◆ OBJECTIVE
Gather the lines below that include the string "this", copying each in full.

◆ DATA SECTION
____

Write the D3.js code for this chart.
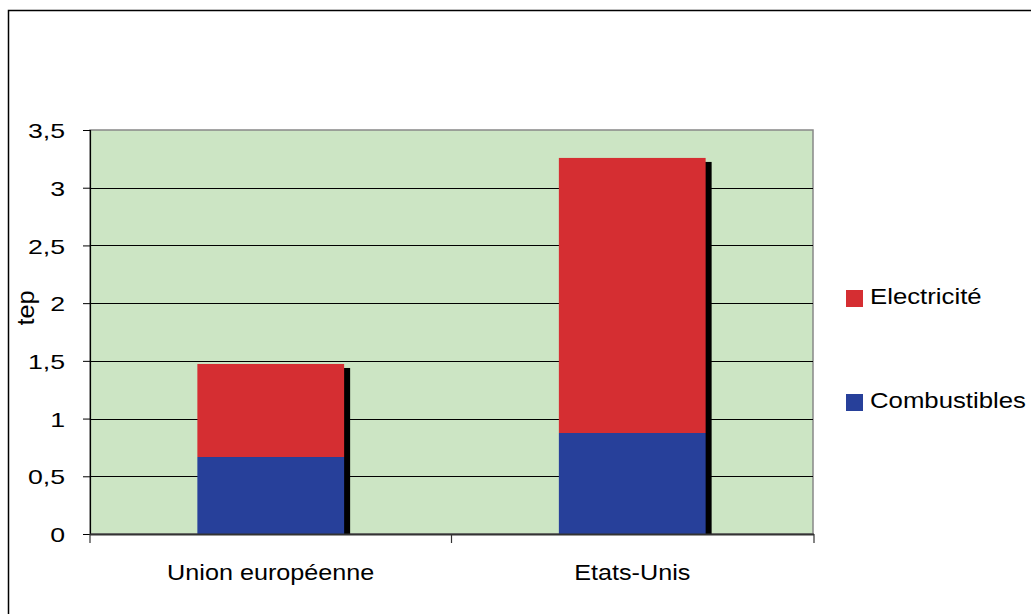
<!DOCTYPE html>
<html><head><meta charset="utf-8">
<script src="https://cdn.jsdelivr.net/npm/d3@7"></script>
<style>body{margin:0;background:#fff}svg{display:block}</style>
</head><body>
<svg id="c" width="1031" height="614"></svg>
<script>
const categories = ["Union européenne", "Etats-Unis"];
const combustibles = [0.667, 0.875];
const electricite = [0.806, 2.383];
const yTicks = [0, 0.5, 1, 1.5, 2, 2.5, 3, 3.5];
const seriesNames = ["Electricité", "Combustibles"];
const colors = {"Combustibles": "#27409A", "Electricité": "#D52E32"};

const svg = d3.select("#c");
const font = "'Liberation Sans', Arial, sans-serif";
const pLeft = 90, pRight = 813, pTop = 130, pBottom = 534;

// stretch text horizontally around its anchor point
function stretch(sel, sx) {
  sel.each(function() {
    const t = d3.select(this);
    const xx = +t.attr("x") || 0, yy = +t.attr("y") || 0;
    t.attr("x", 0).attr("y", 0).attr("transform", `translate(${xx},${yy}) scale(${sx},1)`);
  });
}

// outer frame
svg.append("rect").attr("x", 8.5).attr("y", 10.5).attr("width", 1100).attr("height", 700)
  .attr("fill", "none").attr("stroke", "#000").attr("stroke-width", 1.5);

const x = d3.scaleBand().domain(categories).range([pLeft, pRight]).paddingInner(0.594).paddingOuter(0.297);
const xb = d3.scaleBand().domain(categories).range([pLeft, pRight]);
const y = d3.scaleLinear().domain([0, 3.5]).range([pBottom, pTop]);

// plot area
svg.append("rect").attr("x", pLeft).attr("y", pTop).attr("width", pRight - pLeft).attr("height", pBottom - pTop)
  .attr("fill", "#CCE5C4").attr("stroke", "#888").attr("stroke-width", 1.5);

// gridlines
svg.append("g").selectAll("line").data(yTicks.filter(d => d > 0 && d < 3.5)).join("line")
  .attr("x1", pLeft).attr("x2", pRight).attr("y1", d => Math.round(y(d)) + 0.5).attr("y2", d => Math.round(y(d)) + 0.5)
  .attr("stroke", "#000").attr("stroke-width", 1);

const data = categories.map((c, i) => ({cat: c, comb: combustibles[i], elec: electricite[i]}));

// shadows
svg.append("g").selectAll("rect").data(data).join("rect")
  .attr("x", d => x(d.cat) + 6).attr("width", x.bandwidth())
  .attr("y", d => y(d.comb + d.elec) + 4).attr("height", d => pBottom - y(d.comb + d.elec) - 4)
  .attr("fill", "#000");

// stacked bars
const stack = d3.stack().keys(["comb", "elec"])(data);
const keyColor = {comb: colors["Combustibles"], elec: colors["Electricité"]};
svg.append("g").selectAll("g").data(stack).join("g").attr("fill", s => keyColor[s.key])
  .selectAll("rect").data(s => s).join("rect")
  .attr("x", d => x(d.data.cat)).attr("width", x.bandwidth())
  .attr("y", d => y(d[1])).attr("height", d => y(d[0]) - y(d[1]));

// y axis
const yAxis = svg.append("g").attr("transform", `translate(${pLeft},0)`)
  .call(d3.axisLeft(y).tickValues(yTicks).tickSize(7).tickPadding(18)
    .tickFormat(d => String(d).replace(".", ",")));
yAxis.select(".domain").attr("stroke", "#000").attr("stroke-width", 1.2);
yAxis.selectAll(".tick line").attr("stroke", "#000");
yAxis.selectAll("text").attr("font-family", font).attr("font-size", 21).attr("fill", "#000").attr("dy", "0.36em");
stretch(yAxis.selectAll("text"), 1.27);

// x axis
svg.append("line").attr("x1", pLeft).attr("x2", pRight + 1).attr("y1", pBottom + 0.5).attr("y2", pBottom + 0.5)
  .attr("stroke", "#333").attr("stroke-width", 2);
const xTickPos = [pLeft, xb(categories[1]), pRight + 1];
svg.append("g").selectAll("line").data(xTickPos).join("line")
  .attr("x1", d => d).attr("x2", d => d).attr("y1", pBottom).attr("y2", pBottom + 9)
  .attr("stroke", "#333").attr("stroke-width", 1.2);
const catText = svg.append("g").selectAll("text").data(categories).join("text")
  .attr("x", d => xb(d) + xb.bandwidth() / 2).attr("y", 580)
  .attr("text-anchor", "middle").attr("font-family", font).attr("font-size", 22.5).attr("fill", "#000")
  .text(d => d);
stretch(catText, 1.12);

// y label
svg.append("text").attr("transform", "translate(34,308) rotate(-90) scale(1.1,1)")
  .attr("text-anchor", "middle").attr("font-family", font).attr("font-size", 23).text("tep");

// legend
const lg = svg.append("g").selectAll("g").data(seriesNames).join("g")
  .attr("transform", (d, i) => `translate(846,${290 + i * 104})`);
lg.append("rect").attr("width", 17).attr("height", 17).attr("fill", d => colors[d]);
const lt = lg.append("text").attr("x", 24).attr("y", 14).attr("font-family", font).attr("font-size", 23).text(d => d);
stretch(lt, 1.12);
</script>
</body></html>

____

◆ RESPONSE TO THE EXERCISE
Write the D3.js code for this chart.
    const t = d3.select(this);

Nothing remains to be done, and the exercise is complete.